STORED DATA:
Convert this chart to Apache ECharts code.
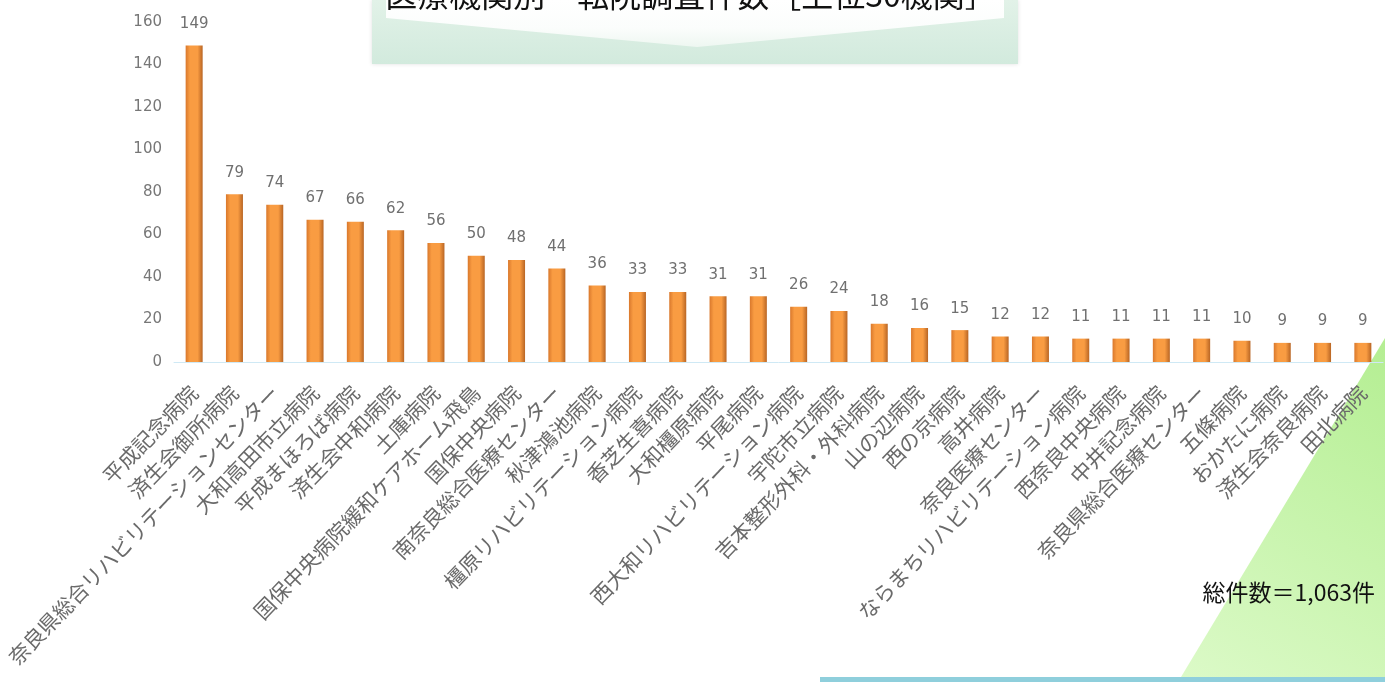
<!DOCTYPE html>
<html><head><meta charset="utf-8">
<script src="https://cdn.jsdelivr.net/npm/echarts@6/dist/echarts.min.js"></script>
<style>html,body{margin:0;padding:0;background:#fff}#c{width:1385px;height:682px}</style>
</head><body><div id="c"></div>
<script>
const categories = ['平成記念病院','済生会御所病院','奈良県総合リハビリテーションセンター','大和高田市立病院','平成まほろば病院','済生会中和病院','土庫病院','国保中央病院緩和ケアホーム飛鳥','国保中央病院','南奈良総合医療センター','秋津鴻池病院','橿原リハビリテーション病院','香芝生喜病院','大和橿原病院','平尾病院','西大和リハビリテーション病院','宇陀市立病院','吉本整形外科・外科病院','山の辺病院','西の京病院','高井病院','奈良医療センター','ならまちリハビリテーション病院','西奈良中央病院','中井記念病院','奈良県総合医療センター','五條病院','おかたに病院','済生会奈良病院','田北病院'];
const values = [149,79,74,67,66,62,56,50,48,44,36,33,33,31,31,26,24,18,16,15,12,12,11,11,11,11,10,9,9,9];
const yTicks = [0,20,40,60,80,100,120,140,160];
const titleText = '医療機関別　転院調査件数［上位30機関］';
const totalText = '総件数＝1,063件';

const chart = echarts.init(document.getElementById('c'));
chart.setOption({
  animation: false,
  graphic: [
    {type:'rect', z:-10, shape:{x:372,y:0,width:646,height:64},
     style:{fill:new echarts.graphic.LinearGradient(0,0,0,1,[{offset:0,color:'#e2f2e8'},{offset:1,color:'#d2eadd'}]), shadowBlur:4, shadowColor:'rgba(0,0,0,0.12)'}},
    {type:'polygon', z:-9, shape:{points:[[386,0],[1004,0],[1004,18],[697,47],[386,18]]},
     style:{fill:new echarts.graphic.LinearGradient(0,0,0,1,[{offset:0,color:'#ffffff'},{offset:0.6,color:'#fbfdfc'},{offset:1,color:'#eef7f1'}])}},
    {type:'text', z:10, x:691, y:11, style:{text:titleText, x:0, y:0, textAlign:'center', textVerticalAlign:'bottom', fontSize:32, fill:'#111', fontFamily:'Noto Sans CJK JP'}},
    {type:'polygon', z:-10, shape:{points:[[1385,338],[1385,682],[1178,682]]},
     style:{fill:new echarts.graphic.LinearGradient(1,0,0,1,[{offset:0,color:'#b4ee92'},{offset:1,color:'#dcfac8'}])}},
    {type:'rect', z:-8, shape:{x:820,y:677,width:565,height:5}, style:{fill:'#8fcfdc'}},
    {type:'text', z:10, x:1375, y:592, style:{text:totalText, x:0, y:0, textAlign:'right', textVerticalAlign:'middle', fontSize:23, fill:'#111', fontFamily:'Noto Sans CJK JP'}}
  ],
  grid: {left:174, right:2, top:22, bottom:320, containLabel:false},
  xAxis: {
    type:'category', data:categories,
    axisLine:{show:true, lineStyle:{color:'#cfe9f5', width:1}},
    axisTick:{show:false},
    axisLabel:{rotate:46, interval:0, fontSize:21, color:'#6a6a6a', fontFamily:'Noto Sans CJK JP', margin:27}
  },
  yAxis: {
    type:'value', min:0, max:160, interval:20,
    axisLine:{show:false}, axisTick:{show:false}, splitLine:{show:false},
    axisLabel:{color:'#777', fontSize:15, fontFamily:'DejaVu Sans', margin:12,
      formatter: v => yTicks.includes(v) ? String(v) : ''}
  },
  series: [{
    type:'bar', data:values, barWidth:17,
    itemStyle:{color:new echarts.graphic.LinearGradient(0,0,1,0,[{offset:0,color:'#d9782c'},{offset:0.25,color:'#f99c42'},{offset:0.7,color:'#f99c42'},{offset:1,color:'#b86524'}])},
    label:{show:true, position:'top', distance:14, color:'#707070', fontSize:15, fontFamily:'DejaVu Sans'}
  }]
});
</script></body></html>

GIVEN TASK: Skip the pictures, then retype every line above exactly.

THE OUTPUT:
Convert this chart to Apache ECharts code.
<!DOCTYPE html>
<html><head><meta charset="utf-8">
<script src="https://cdn.jsdelivr.net/npm/echarts@6/dist/echarts.min.js"></script>
<style>html,body{margin:0;padding:0;background:#fff}#c{width:1385px;height:682px}</style>
</head><body><div id="c"></div>
<script>
const categories = ['平成記念病院','済生会御所病院','奈良県総合リハビリテーションセンター','大和高田市立病院','平成まほろば病院','済生会中和病院','土庫病院','国保中央病院緩和ケアホーム飛鳥','国保中央病院','南奈良総合医療センター','秋津鴻池病院','橿原リハビリテーション病院','香芝生喜病院','大和橿原病院','平尾病院','西大和リハビリテーション病院','宇陀市立病院','吉本整形外科・外科病院','山の辺病院','西の京病院','高井病院','奈良医療センター','ならまちリハビリテーション病院','西奈良中央病院','中井記念病院','奈良県総合医療センター','五條病院','おかたに病院','済生会奈良病院','田北病院'];
const values = [149,79,74,67,66,62,56,50,48,44,36,33,33,31,31,26,24,18,16,15,12,12,11,11,11,11,10,9,9,9];
const yTicks = [0,20,40,60,80,100,120,140,160];
const titleText = '医療機関別　転院調査件数［上位30機関］';
const totalText = '総件数＝1,063件';

const chart = echarts.init(document.getElementById('c'));
chart.setOption({
  animation: false,
  graphic: [
    {type:'rect', z:-10, shape:{x:372,y:0,width:646,height:64},
     style:{fill:new echarts.graphic.LinearGradient(0,0,0,1,[{offset:0,color:'#e2f2e8'},{offset:1,color:'#d2eadd'}]), shadowBlur:4, shadowColor:'rgba(0,0,0,0.12)'}},
    {type:'polygon', z:-9, shape:{points:[[386,0],[1004,0],[1004,18],[697,47],[386,18]]},
     style:{fill:new echarts.graphic.LinearGradient(0,0,0,1,[{offset:0,color:'#ffffff'},{offset:0.6,color:'#fbfdfc'},{offset:1,color:'#eef7f1'}])}},
    {type:'text', z:10, x:691, y:11, style:{text:titleText, x:0, y:0, textAlign:'center', textVerticalAlign:'bottom', fontSize:32, fill:'#111', fontFamily:'Noto Sans CJK JP'}},
    {type:'polygon', z:-10, shape:{points:[[1385,338],[1385,682],[1178,682]]},
     style:{fill:new echarts.graphic.LinearGradient(1,0,0,1,[{offset:0,color:'#b4ee92'},{offset:1,color:'#dcfac8'}])}},
    {type:'rect', z:-8, shape:{x:820,y:677,width:565,height:5}, style:{fill:'#8fcfdc'}},
    {type:'text', z:10, x:1375, y:592, style:{text:totalText, x:0, y:0, textAlign:'right', textVerticalAlign:'middle', fontSize:23, fill:'#111', fontFamily:'Noto Sans CJK JP'}}
  ],
  grid: {left:174, right:2, top:22, bottom:320, containLabel:false},
  xAxis: {
    type:'category', data:categories,
    axisLine:{show:true, lineStyle:{color:'#cfe9f5', width:1}},
    axisTick:{show:false},
    axisLabel:{rotate:46, interval:0, fontSize:21, color:'#6a6a6a', fontFamily:'Noto Sans CJK JP', margin:27}
  },
  yAxis: {
    type:'value', min:0, max:160, interval:20,
    axisLine:{show:false}, axisTick:{show:false}, splitLine:{show:false},
    axisLabel:{color:'#777', fontSize:15, fontFamily:'DejaVu Sans', margin:12,
      formatter: v => yTicks.includes(v) ? String(v) : ''}
  },
  series: [{
    type:'bar', data:values, barWidth:17,
    itemStyle:{color:new echarts.graphic.LinearGradient(0,0,1,0,[{offset:0,color:'#d9782c'},{offset:0.25,color:'#f99c42'},{offset:0.7,color:'#f99c42'},{offset:1,color:'#b86524'}])},
    label:{show:true, position:'top', distance:14, color:'#707070', fontSize:15, fontFamily:'DejaVu Sans'}
  }]
});
</script></body></html>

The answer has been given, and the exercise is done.